У меня есть смутное чувство будто таково каждое столетие, таким конечно было девятнадцатое столетие и двадцатое тоже а возможно и другие столетия. То что верно для одного столетия скорее всего верно и для всех остальных.
Итак мы сейчас в двадцатом столетии на стадии когда столетие почти готово для окультуривания.
В начале столетия а порой начало сильно затягивается, столетие как и все юноши рвется уйти из семьи, от семьи реальной и от идеи семьи.
Каждый юноша мечтает об этом каждое столетие мечтает об этом каждый революционер мечтает о том как отменить семью.
Однако даже для юных интеллектуалов неистовых революционеров молодых коммунистов это на самом деле не слишком реально во Франции. В конце концов каждый француз знает что ему предназначено стать père de la famille, отцом семейства, даже если у него нет ни жены ни ребенка быть père de la famille его главное предназначение. Каждый француз неизбежно скажет о себе и о своих приятелях nous pères de famille, это на самом деле единственный способ которым француз может реализовать себя в жизни и хотя юность и интеллектуализм требуют чтобы он верил в мир не основанный на семейных узах каждый француз знает про себя что все закончится семьей и его превращением в отца семейства.
Любопытно что в сельской местности чуть ли не в каждой деревне есть мужчина который так и не женился, либо его мать жила слишком долго и он так и не женился, либо он не женился потому что уезжал куда-то и долго не возвращался, как бы то ни было по той или иной причине в деревне есть человек который остался неженатым. Обычно если мать живет слишком долго и мать такая властная что ее сын состарился неженатым когда мать умирает какая-нибудь вдова все же выходит за него замуж однако иной раз и даже довольно часто почти в каждой деревне есть неженатый мужчина.

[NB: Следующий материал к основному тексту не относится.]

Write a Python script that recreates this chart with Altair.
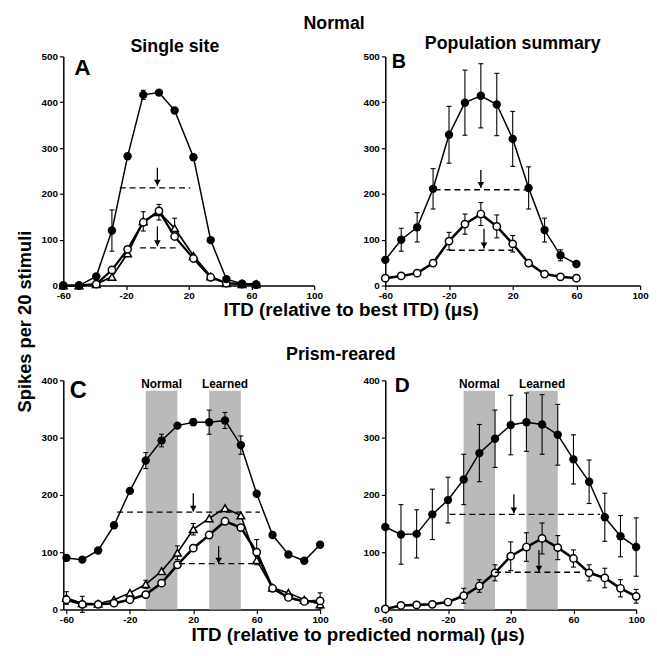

На самом деле его никто не принимает всерьез, они пренебрежительно называют его женишком, и почти всегда он и впрямь становится немного чудаковатым грустно стоит и смотрит на женщин ни одна не станет ему женой а порой он делается совершенно сумасбродным, как недавно в одной деревне неподалеку отсюда ему уже было лет пятьдесят пять женат он никогда не был и застрелил женщину просто женщину которую заметил вдалеке. Ни один мужчина который был когда-либо женат не сделал бы этого явно бы не сделал.
Встречаются конечно женщины в деревне обычно не больше одной которые не вышли замуж, но во Франции вряд ли такая станет чудаковатой, ведь всегда на самом деле рядом есть животные а животные могут заменить семью француженке, француженке но не французу.
В нашей деревне есть такая женщина она любит свою собаку а не так давно собака ослепла и она и ее старик отец и слепая собака как были так и остались одной семьей и даже когда ее отец умрет у нее все равно будет семья потому что животное станет для нее членом семьи.
Мадам Шабу рассказала мне об этом историю.
Во Франции сказать что маленькая собачка сидит на коленях у своей мамочки вполне допустимо. По сути французы совершенно убеждены что французский единственный язык в котором есть настоящий детский язык для собак, я помню долгий спор кончившийся торжествующим, ну и как же вы скажете по-английски, chien chien иди иди к своей mamère.
Нельзя сказать собаке француза, иди к своему папочке но можно сказать собаке француженки, иди к своей мамочке.
Словом мадам Шабу была у себя в деревне в Юра и она пошла на концерт который давали для солдат и все крестьяне были там и рядом с ней сидела крестьянка и держала на коленях песика. Мадам Шабу рассказывала историю и совершенно естественно сказала рядом со мной на коленях у матери спал песик, песик был очень воспитанный, когда раздавались аплодисменты он просыпался и тявкал а все остальное время вел себя очень тихо. Объявили что самый известный французский флейтист сейчас находится в деревне и предлагает поиграть для солдат. Он вышел на сцену и стал настраивать флейту. Немного встревоженная мать песика повернулась к мадам Шабу и сказала, pourvu que mon petit chien aime la flute, pourvu — будем надеяться что моему песику нравится флейта, будем надеяться.
Это сказано по-французски, уверенности нет но есть надежда не более того.
Французы любят называть вещи и называют их исчерпывающим образом.
Причина в том что если нечто названо оно их больше не тревожит. Как только выражение une guerre des nerfs [30] Война нервов ( фр. ).
сказано вслух ничто больше не действует им на нервы. Такова их логика стиль и цивилизация.